Dave "Dave 1" Macklovitch: Definitely. It’s just cool to see them live. When the record is fresh, the songs are ours. And when the record has been out for a while, they’re not ours anymore; they’re just out there. They’re in people’s memories, in people’s computers and we just gotta keep giving fans that feeling when we perform them live.
One way that you keep your performances fresh and evolving is by adding different elements to your set, including the addition of the Dap-Kings horn section to this year’s Funk on the Rocks performance at Red Rocks. Are you excited about the collaboration?
I’m super-excited. They’re the best horn section in the world. They’re legendary! We’ve actually never collaborated with them before, but we’re bringing a different stage design than the past two years at Red Rocks, and I think that’s going to add a whole other dimension to the show, both sonically and visually.
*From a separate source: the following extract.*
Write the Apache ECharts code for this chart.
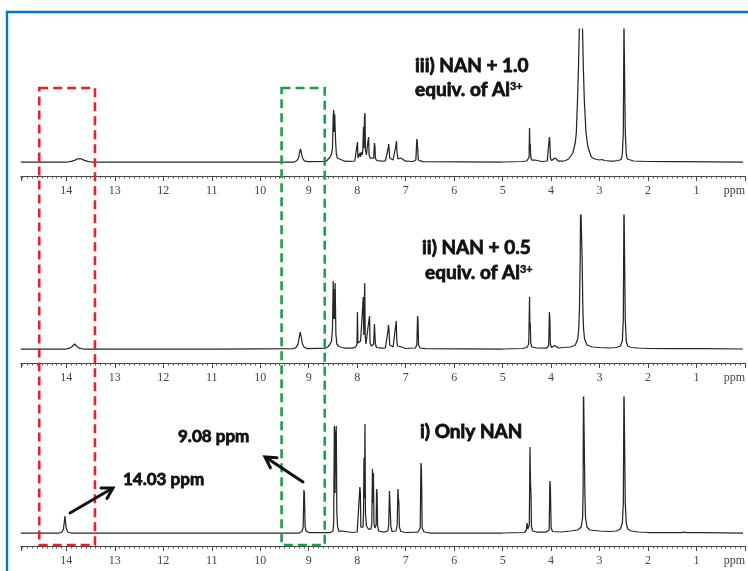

And since we’ve never collaborated with them and it won’t happen again, that’s all the more reason to come and see it.
You’ve had a lot of performances in Denver. Do you feel that you have a strong fan base out here?
I mean, we sold out the first two Funk on the Rocks events. We’ve sold out the Ogden a bunch of times. I think we’ve got a good crew over there. Colorado likes to get down. It’s a very beats-driven scene. Everybody likes the funk in Colorado.
Chromeo has a very specific, powerful aesthetic. Is that something that came naturally to you and Patrick, or something that you had to cultivate over the years?
Nothing was natural with Chromeo! Making music wasn’t natural for Chromeo. Our first album, we had no idea what we were doing. I would have loved to have been one of those bands that comes out and everything is perfect from day one, but that was not the case. We were definitely learning as we went along. When we came out ten years ago, it wasn’t all dialed in, but over the years I think we’ve really solidified something where you can say, “This looks Chromeo” or “This sounds Chromeo.” Now, when you think about us, you have an image of us. It took a while to perfect that and lot of work. We’re still improving. I just feel like we’re always giving ourselves new challenges, and I’m really not shy to say that there’s a ton of our previous work that wasn’t accomplished or wasn’t perfect yet.
So what did Chromeo look like on day one?
We didn’t know how to write songs. I didn’t know how to sing.
So why become musicians? Why not go into finance or something?
We thought we knew what we were doing and we had some ideas. “Needy Girl,” which was our first big song, is still great! But we were just learning as we went along. It's not that we’re not professionals, like we’re just two shmoes — I feel like it always had something, but it just got perfected over time. We had our biggest song on our fourth album. Every album got bigger than the last, and that’s the kind of evolution that I’m trying to maintain.
One thing that Chromeo has maintained since its beginning is a sort of lighthearted, dancey element with a touch of comedy. What do you want fans to take away from this aspect of your work?
I want them to have fun. I want them to not take themselves seriously, and to feel a kind of sexiness that emanates from our music. I want them to feel that our music is rooted in a tradition in that it pays homage to great music that came before us. And if they want to nerd out, I want our music to give them material to nerd out over. So, let's say you’re a photo nerd and you want to look at our cover and see Helmut Newton references or references to ’70s and ’80s calendars, you’ll find them, ’cause they’re there. If you want to geek out on what kind of synthesizers we use, or what kind of vintage equipment we record all of our albums with, you can. It’s there if you really want to go deeper. You don’t have to. You can enjoy Chromeo without it, but if you wanna get nerdy with it, you can. But otherwise, it’s gotta be fun, it’s gotta be visceral, it’s gotta be lighthearted, as long as it’s intelligent, as well.
Chromeo performs Thursday, June 2, at Red Rocks Amphitheatre in Morrison, 720-865-2494, with Jamie xx and Four Tet.